Saturday, May 21, 2016

News

Spring is a time for new beginnings, I guess. I feel like people are always looking for an excuse to start again in new years, new months, new moons, new seasons. They are all the same: false agendas we create for ourselves in hopes that we do all the things we said we were going to last year, last month, last moon cycle, or last season.

I try not to wrap myself up in a set schedule for new growth or opportunity. Instead, I like to stand still in the place I'm in, and take my new year, new month, new moon, or new season to reflect back on where I used to be, compared to where I am in that moment.

I created this blog to force myself into sharing my writing; it was the ice cold river I had been standing on a cliff above for so long, and I had to jump in.

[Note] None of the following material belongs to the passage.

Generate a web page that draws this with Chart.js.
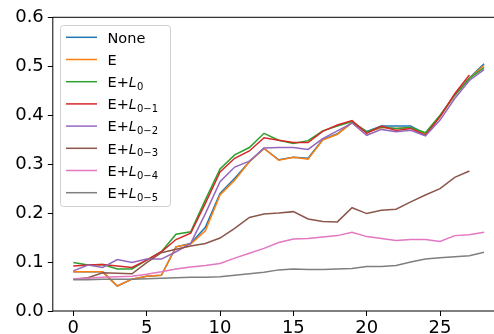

I began writing here in hopes I would say the things I've always wanted people to hear, but was too afraid to say. So far, it's worked. I'm still not sure if they're listening, though.

This blog was so minuscule at first; so simple. Yet, it is the public diary I have written in through some of the hardest years of my life. It has been a platform to share my most intimate thoughts and feelings, without fearing the very real possibility that people would judge and scrutinize it. Or worse, me.

This blog was created by a terrified, confused, and extremely lost eighteen-year-old girl, claiming it was her "Grown-Up Experience." She had no idea... she still doesn't.

She was just this kid, trying to make sense of her life through words. She still is, except now, she has more direction, more clarity, and less fear. I suppose that's really what "The Grown-Up Experience" is all about, right?